BraveGuard: 從開放世界威脅到更安全的電腦使用代理

摘要

電腦使用型智能體將語言模型的應用範疇，從單純的文字生成擴展至與檔案、終端機、瀏覽器及外部工具進行持續互動。此一轉變帶來了難以從單一提示或最終回應中察覺的安全風險，原因是危害往往僅在需多步驟執行的軌跡中浮現，而其中個別動作看似於局部無害。我們提出 BraveGuard，這是一個自我演化防禦框架，旨在從開放世界的威脅訊號與真實的智能體軌跡中訓練守護模型。BraveGuard 會挖掘近期研究資料，以識別新興風險與攻擊模式，將其具體化為可執行的電腦使用任務，收集智能體的軌跡展開結果，並導出軌跡層級的監督訊號，用以訓練守護模型。當出現新的威脅或驗證失敗時，此流程可重複執行，形成適應性的防禦循環，而非靜態、以基準測試為主的訓練過程。我們透過訓練多種守護模型主幹（包括 Qwen3-Guard 與 Llama-Guard 變體）來具體化 BraveGuard，並在軌跡層級的智能體安全基準測試中評估這些守護模型。BraveGuard 能持續提升電腦使用軌跡之安全性偵測表現。在 AgentHazard 基準測試中，相較於現成的守護模型，其偵測準確率大幅提升；在平均守護模型設定下，準確率從 38.79% 提升至 82.38%。這些結果顯示，立基於開放世界威脅發現與真實智能體執行的守護監督，能夠超越固定的分類架構與合成提示層級資料，改善安全監控。BraveGuard 為面臨不斷演進之真實世界風險的電腦使用型智能體，提供了一條可擴展的適應性防禦路徑。

English

Computer-use agents extend language models from text generation to sustained interaction with files, terminals, browsers, and external tools.
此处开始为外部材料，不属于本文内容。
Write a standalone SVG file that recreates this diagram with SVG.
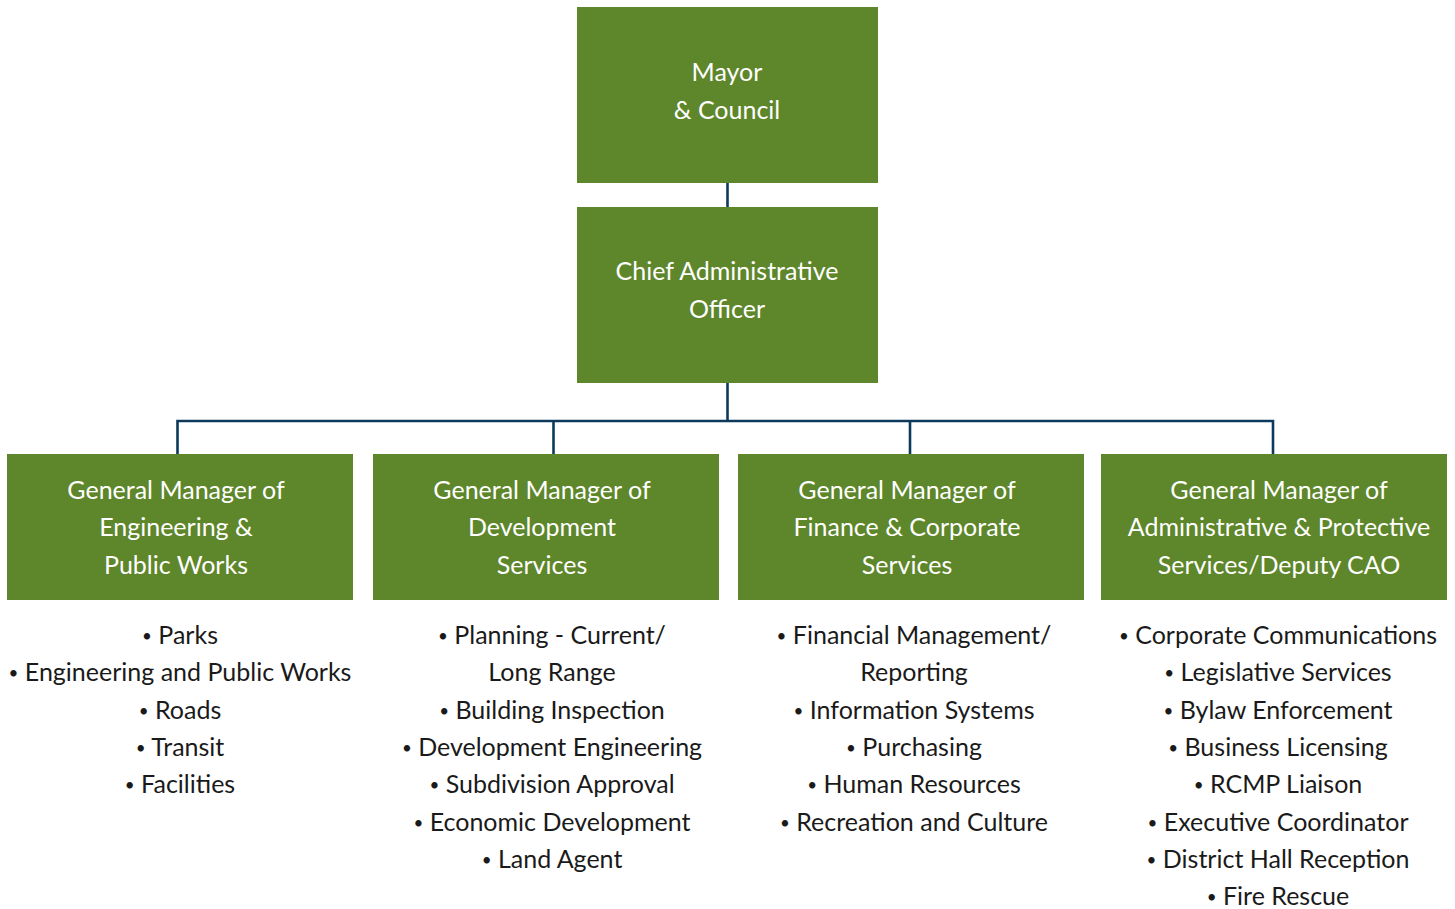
<svg xmlns="http://www.w3.org/2000/svg" width="1455" height="909" viewBox="0 0 1455 909">
<style>
.box{fill:#5e862a}
.bt{font-family:Lato,"Open Sans",sans-serif;font-size:25px;fill:#ffffff;text-anchor:middle}
.li{font-family:Lato,"Open Sans",sans-serif;font-size:25px;fill:#1a1a1a;text-anchor:middle}
.b{font-size:17px;baseline-shift:2px}
.con{fill:none;stroke:#0d3a5c;stroke-width:2.6}
</style>
<rect width="1455" height="909" fill="#ffffff"/>
<g id="connectors">
<line class="con" x1="727.5" y1="183" x2="727.5" y2="207"/>
<line class="con" x1="727.5" y1="383" x2="727.5" y2="421"/>
<polyline class="con" points="177.5,454 177.5,421 1273,421 1273,454"/>
<line class="con" x1="553.5" y1="421" x2="553.5" y2="454"/>
<line class="con" x1="910" y1="421" x2="910" y2="454"/>
</g>
<g id="mayor">
<rect class="box" x="577" y="7" width="301" height="176"/>
<text class="bt" x="727" y="81">Mayor</text>
<text class="bt" x="727" y="118.5">&amp; Council</text>
</g>
<g id="cao">
<rect class="box" x="577" y="207" width="301" height="176"/>
<text class="bt" x="727" y="280">Chief Administrative</text>
<text class="bt" x="727" y="317.5">Officer</text>
</g>
<g id="gm-engineering">
<rect class="box" x="7" y="454" width="346" height="146"/>
<text class="bt" x="176" y="499">General Manager of</text>
<text class="bt" x="176" y="536">Engineering &amp;</text>
<text class="bt" x="176" y="573.5">Public Works</text>
</g>
<g id="gm-development">
<rect class="box" x="373" y="454" width="346" height="146"/>
<text class="bt" x="542" y="499">General Manager of</text>
<text class="bt" x="542" y="536">Development</text>
<text class="bt" x="542" y="573.5">Services</text>
</g>
<g id="gm-finance">
<rect class="box" x="738" y="454" width="346" height="146"/>
<text class="bt" x="907" y="499">General Manager of</text>
<text class="bt" x="907" y="536">Finance &amp; Corporate</text>
<text class="bt" x="907" y="573.5">Services</text>
</g>
<g id="gm-admin">
<rect class="box" x="1101" y="454" width="346" height="146"/>
<text class="bt" x="1279" y="499">General Manager of</text>
<text class="bt" x="1279" y="536">Administrative &amp; Protective</text>
<text class="bt" x="1279" y="573.5">Services/Deputy CAO</text>
</g>
<g id="list-engineering">
<text class="li" x="180" y="644"><tspan class="b">•</tspan> Parks</text>
<text class="li" x="180" y="681"><tspan class="b">•</tspan> Engineering and Public Works</text>
<text class="li" x="180" y="719"><tspan class="b">•</tspan> Roads</text>
<text class="li" x="180" y="756"><tspan class="b">•</tspan> Transit</text>
<text class="li" x="180" y="793"><tspan class="b">•</tspan> Facilities</text>
</g>
<g id="list-development">
<text class="li" x="552" y="644"><tspan class="b">•</tspan> Planning - Current/</text>
<text class="li" x="552" y="681">Long Range</text>
<text class="li" x="552" y="719"><tspan class="b">•</tspan> Building Inspection</text>
<text class="li" x="552" y="756"><tspan class="b">•</tspan> Development Engineering</text>
<text class="li" x="552" y="793"><tspan class="b">•</tspan> Subdivision Approval</text>
<text class="li" x="552" y="831"><tspan class="b">•</tspan> Economic Development</text>
<text class="li" x="552" y="868"><tspan class="b">•</tspan> Land Agent</text>
</g>
<g id="list-finance">
<text class="li" x="914" y="644"><tspan class="b">•</tspan> Financial Management/</text>
<text class="li" x="914" y="681">Reporting</text>
<text class="li" x="914" y="719"><tspan class="b">•</tspan> Information Systems</text>
<text class="li" x="914" y="756"><tspan class="b">•</tspan> Purchasing</text>
<text class="li" x="914" y="793"><tspan class="b">•</tspan> Human Resources</text>
<text class="li" x="914" y="831"><tspan class="b">•</tspan> Recreation and Culture</text>
</g>
<g id="list-admin">
<text class="li" x="1278" y="644"><tspan class="b">•</tspan> Corporate Communications</text>
<text class="li" x="1278" y="681"><tspan class="b">•</tspan> Legislative Services</text>
<text class="li" x="1278" y="719"><tspan class="b">•</tspan> Bylaw Enforcement</text>
<text class="li" x="1278" y="756"><tspan class="b">•</tspan> Business Licensing</text>
<text class="li" x="1278" y="793"><tspan class="b">•</tspan> RCMP Liaison</text>
<text class="li" x="1278" y="831"><tspan class="b">•</tspan> Executive Coordinator</text>
<text class="li" x="1278" y="868"><tspan class="b">•</tspan> District Hall Reception</text>
<text class="li" x="1278" y="905"><tspan class="b">•</tspan> Fire Rescue</text>
</g>
</svg>
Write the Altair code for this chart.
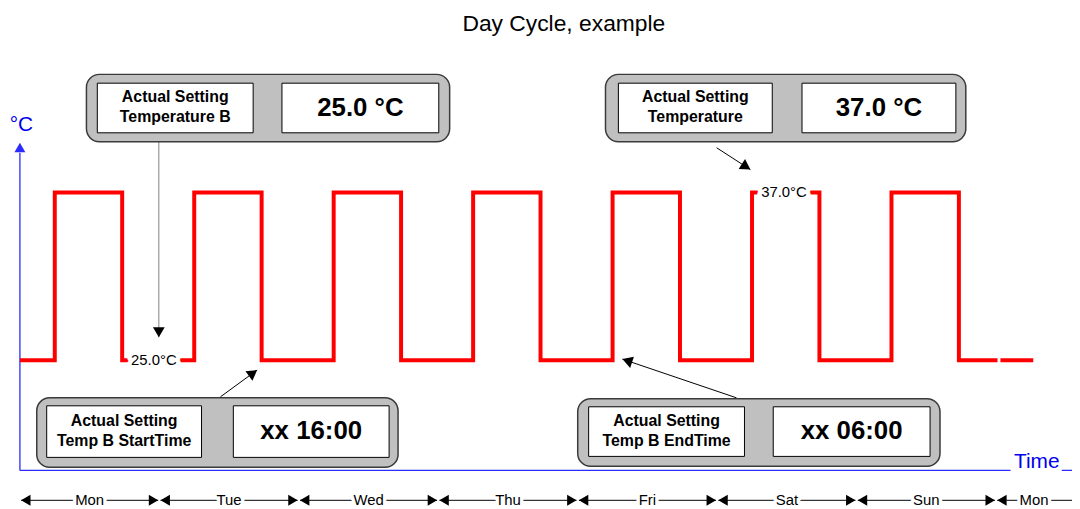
import math
import altair as alt
import pandas as pd

# ---------------- data ----------------
DAYS = ["Mon", "Tue", "Wed", "Thu", "Fri", "Sat", "Sun", "Mon"]
DAY_LEN_H = 24.0
RISE_H = [6.0, 30.0, 54.0, 78.0, 102.0, 126.0, 150.0]      # hours since Monday 00:00
FALL_H = [17.6, 41.6, 65.6, 89.6, 113.6, 137.6, 161.6]
TEMP_LOW = 25.0
TEMP_HIGH = 37.0
TRACE_START_H = 0.0
TRACE_BREAK_H = [168.25, 168.75]
TRACE_END_H = 174.4

LEVEL_LABELS = ["25.0°C", "37.0°C"]
PANEL_CAPTIONS = ["Actual Setting\nTemperature B", "Actual Setting\nTemperature",
                  "Actual Setting\nTemp B StartTime", "Actual Setting\nTemp B EndTime"]
PANEL_VALUES = ["25.0 °C", "37.0 °C", "xx 16:00", "xx 06:00"]
TITLE = "Day Cycle, example"

# ---------------- chart frame (scales) ----------------
W, H = 1072, 501
KX = 140.5 / 24.0          # px per hour
KY = 169.0 / 12.0          # px per °C
X0 = -12.0 / KX
X1 = X0 + W / KX
Y_TOP = TEMP_LOW + 353.0 / KY
Y_BOT = Y_TOP - H / KY

FONT = "Liberation Sans"
BLUE = "#2b2bff"

xs = alt.Scale(domain=[X0, X1], nice=False, zero=False)
ys = alt.Scale(domain=[Y_BOT, Y_TOP], nice=False, zero=False)


def X(f="h"):
    return alt.X(f"{f}:Q", scale=xs, axis=None)


def Y(f="t"):
    return alt.Y(f"{f}:Q", scale=ys, axis=None)


# ---------------- red temperature trace ----------------
pts = [(TRACE_START_H, TEMP_LOW, 0)]
for r, f in zip(RISE_H, FALL_H):
    pts += [(r, TEMP_LOW, 0), (r, TEMP_HIGH, 0), (f, TEMP_HIGH, 0), (f, TEMP_LOW, 0)]
pts += [(TRACE_BREAK_H[0], TEMP_LOW, 0), (TRACE_BREAK_H[1], TEMP_LOW, 1), (TRACE_END_H, TEMP_LOW, 1)]
trace_df = pd.DataFrame([{"h": h, "t": t, "seg": s, "i": i} for i, (h, t, s) in enumerate(pts)])
trace = alt.Chart(trace_df).mark_line(
    color="#ff0000", strokeWidth=4, strokeJoin="miter", strokeCap="butt"
).encode(x=X(), y=Y(), detail="seg:N", order="i:Q")

# level labels sitting on the trace
lvl_df = pd.DataFrame({"h": [23.06, 131.5], "t": [TEMP_LOW, TEMP_HIGH], "txt": LEVEL_LABELS})
lvl_halo = alt.Chart(lvl_df).mark_text(font=FONT, fontSize=15, fill="white", stroke="white",
                                       strokeWidth=9, strokeJoin="round").encode(x=X(), y=Y(), text="txt:N")
lvl_text = alt.Chart(lvl_df).mark_text(font=FONT, fontSize=15, color="black").encode(x=X(), y=Y(), text="txt:N")

# ---------------- panels ----------------
outer_df = pd.DataFrame({
    "h": [11.45, 100.78, 2.90, 96.00], "h2": [73.96, 162.79, 65.08, 158.35],
    "t": [45.45, 45.45, 22.31, 22.24], "t2": [40.63, 40.63, 17.34, 17.41]})
outer = alt.Chart(outer_df).mark_rect(fill="#c0c0c0", stroke="#3a3a3a", strokeWidth=1.5,
                                      cornerRadius=13).encode(x=X(), x2="h2:Q", y=Y(), y2="t2:Q")
inner_df = pd.DataFrame({
    "h": [13.32, 45.10, 103.00, 134.60, 4.61, 36.73, 97.88, 129.65],
    "h2": [40.14, 72.09, 129.48, 161.08, 31.26, 63.54, 124.70, 156.64],
    "t": [44.82] * 4 + [21.74, 21.74, 21.67, 21.67],
    "t2": [41.27] * 4 + [18.05, 18.05, 18.12, 18.12]})
inner = alt.Chart(inner_df).mark_rect(fill="white", stroke="black", strokeWidth=1).encode(
    x=X(), x2="h2:Q", y=Y(), y2="t2:Q")
cap_df = pd.DataFrame({"h": [26.73, 116.24, 17.94, 111.29], "t": [43.85, 43.85, 20.63, 20.63],
                       "txt": PANEL_CAPTIONS})
caps = alt.Chart(cap_df).mark_text(font=FONT, fontSize=16, fontWeight="bold", lineBreak="\n",
                                   lineHeight=20, color="black").encode(x=X(), y=Y(), text="txt:N")
val_df = pd.DataFrame({"h": [58.59, 147.84, 50.13, 143.14], "t": [43.05, 43.05, 19.9, 19.9],
                       "txt": PANEL_VALUES})
vals = alt.Chart(val_df).mark_text(font=FONT, fontSize=26, fontWeight="bold", color="black").encode(
    x=X(), y=Y(), text="txt:N")

# ---------------- arrows ----------------


def head(tip_h, tip_t, tail_h, tail_t, size, color):
    dx = (tip_h - tail_h) * KX
    dy = -(tip_t - tail_t) * KY
    L = math.hypot(dx, dy)
    ux, uy = dx / L, dy / L
    ang = math.degrees(math.atan2(ux, -uy)) % 360
    hh = 0.866 * math.sqrt(size) / 2
    return {"h": tip_h - hh * ux / KX, "t": tip_t + hh * uy / KY, "ang": ang, "size": size, "c": color}


callouts = [  # tail_h, tail_t, tip_h, tip_t, colour
    (23.91, 40.63, 23.91, 26.64, "#808080"),
    (119.91, 40.20, 125.72, 38.64, "black"),
    (34.51, 22.38, 40.83, 24.30, "black"),
    (123.33, 22.31, 103.69, 25.08, "black"),
]
rules = []
heads = []
for th, tt, ph, pt, c in callouts:
    rules.append({"h": th, "t": tt, "h2": ph, "t2": pt, "c": c, "w": 1.0})
    heads.append(head(ph, pt, th, tt, 140, "black"))

# axes
AX_T = 17.12
rules.append({"h": 0.0, "t": AX_T, "h2": 0.0, "t2": 39.85, "c": BLUE, "w": 1.3})
rules.append({"h": 0.0, "t": AX_T, "h2": 170.48, "t2": AX_T, "c": BLUE, "w": 1.3})
rules.append({"h": 179.3, "t": AX_T, "h2": X1, "t2": AX_T, "c": BLUE, "w": 1.3})
heads.append(head(0.0, 40.56, 0.0, 30.0, 121, BLUE))

# day span arrows
ROW_T = 14.98
day_lab = []
for i, d in enumerate(DAYS):
    s = i * DAY_LEN_H
    e = (i + 1) * DAY_LEN_H
    ls, le = s + 0.2, e - 0.2
    rules.append({"h": ls, "t": ROW_T, "h2": le, "t2": ROW_T, "c": "black", "w": 1.0})
    heads.append(head(ls, ROW_T, ls + 5, ROW_T, 120, "black"))
    heads.append(head(le, ROW_T, le - 5, ROW_T, 120, "black"))
    day_lab.append({"h": (s + min(e, X1)) / 2, "t": ROW_T, "txt": d})

rule_df = pd.DataFrame(rules)
rule_layer = alt.Chart(rule_df).mark_rule().encode(
    x=X(), x2="h2:Q", y=Y(), y2="t2:Q",
    color=alt.Color("c:N", scale=None), strokeWidth=alt.StrokeWidth("w:Q", scale=None))
head_df = pd.DataFrame(heads)
head_layer = alt.Chart(head_df).mark_point(shape="triangle-up", filled=True, opacity=1, strokeWidth=0).encode(
    x=X(), y=Y(), angle=alt.Angle("ang:Q", scale=None), size=alt.Size("size:Q", scale=None),
    color=alt.Color("c:N", scale=None))

day_df = pd.DataFrame(day_lab)
day_halo = alt.Chart(day_df).mark_text(font=FONT, fontSize=15, fill="white", stroke="white",
                                       strokeWidth=7, strokeJoin="round").encode(x=X(), y=Y(), text="txt:N")
day_text = alt.Chart(day_df).mark_text(font=FONT, fontSize=15, color="black").encode(x=X(), y=Y(), text="txt:N")

# axis labels and title
axlab_df = pd.DataFrame({"h": [0.26, 175.0], "t": [41.83, 17.75], "txt": ["°C", "Time"]})
axlab = alt.Chart(axlab_df).mark_text(font=FONT, fontSize=21, color="#0000ee").encode(x=X(), y=Y(), text="txt:N")
title_df = pd.DataFrame({"h": [93.61], "t": [49.08], "txt": [TITLE]})
title = alt.Chart(title_df).mark_text(font=FONT, fontSize=23, color="black").encode(x=X(), y=Y(), text="txt:N")

chart = alt.layer(
    rule_layer, outer, inner, caps, vals, trace, lvl_halo, lvl_text, head_layer,
    day_halo, day_text, axlab, title
).properties(
    width=W, height=H, padding=0, autosize=alt.AutoSizeParams(type="none"), background="white"
).configure_view(stroke=None)

chart.save("out.html", embed_options={"renderer": "svg", "actions": False})
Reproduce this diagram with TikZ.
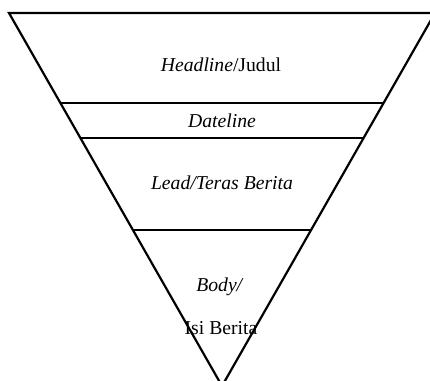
\documentclass[tikz,border=0pt]{standalone}
\usepackage{fontspec}
\setmainfont{Liberation Serif}
\usepackage{tikz}
\usetikzlibrary{calc}
\tikzset{edge/.style = {draw, line width=1.25pt}}
\tikzset{label/.style = {font=\fontsize{11.2}{13}\selectfont, align=center}}

\begin{document}
\begin{tikzpicture}[x=0.02cm, y=-0.02cm]
        \useasboundingbox (0,0) rectangle (430,381);
        \clip (0,0) rectangle (430,381);

        \coordinate (TL) at (9,13);
        \coordinate (TR) at (435,13);
        \coordinate (apex) at (222,386);

        % inverted triangle
        \draw[edge] (TL) -- (TR) -- (apex) -- cycle;

        % dividing lines
        \draw[edge] ($(TL)!0.241!(apex)$) -- ($(TR)!0.241!(apex)$);
        \draw[edge] ($(TL)!0.335!(apex)$) -- ($(TR)!0.335!(apex)$);
        \draw[edge] ($(TL)!0.582!(apex)$) -- ($(TR)!0.582!(apex)$);

        \node (head) [label] at (221,65) {\textit{Headline}/Judul};
        \node (date) [label] at (222,121) {\textit{Dateline}};
        \node (lead) [label] at (222,183) {\textit{Lead/Teras Berita}};
        \node (body) [label] at (220,287) {\textit{Body/}};
        \node (isi) [label] at (221,328) {Isi Berita};

    \end{tikzpicture}
\end{document}
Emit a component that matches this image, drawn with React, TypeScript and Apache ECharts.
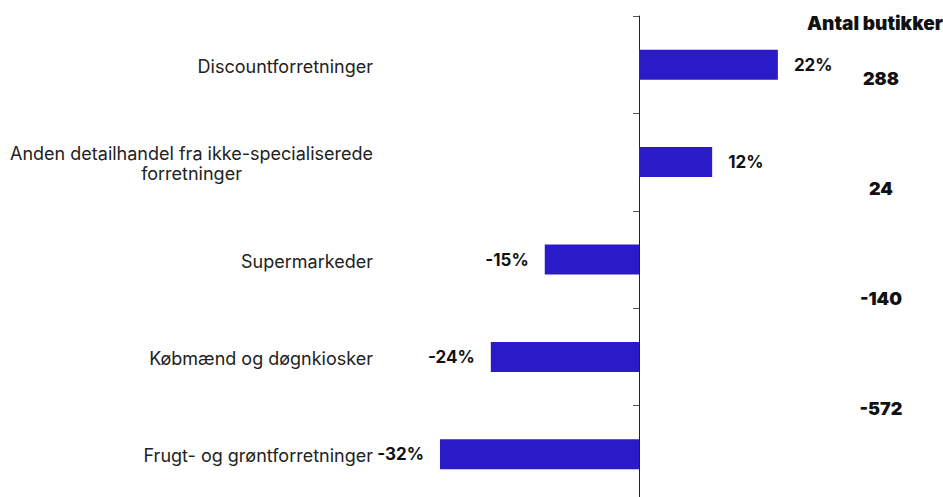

This shift creates safety risks that are difficult to detect from isolated prompts or final responses, because harm often emerges only through multi-step execution traces whose individual actions appear locally benign. We introduce BraveGuard, a self-evolving defense framework for training guard models from open-world threat signals and realistic agent trajectories. BraveGuard mines recent research sources to identify emerging risks and attack patterns, instantiates them as executable computer-use tasks, collects agent rollouts, and derives trajectory-level supervision for guard model training. As new threats and validation failures appear, the pipeline can be repeated, yielding an adaptive defense loop rather than a static, benchmark-driven training process. We instantiate BraveGuard by training multiple guard backbones, including Qwen3-Guard and Llama-Guard variants, and evaluate the resulting guards on trajectory-level agent-safety benchmarks. BraveGuard consistently improves safety detection across computer-use trajectories. On AgentHazard, it substantially improves detection accuracy over off-the-shelf guard models, with accuracy increasing from 38.79% to 82.38% under the averaged guard-model setting. These results show that guard supervision grounded in open-world threat discovery and realistic agent execution can improve safety monitoring beyond fixed taxonomies and synthetic prompt-level data. BraveGuard offers a scalable path toward adaptive defenses for computer-use agents facing evolving real-world risks.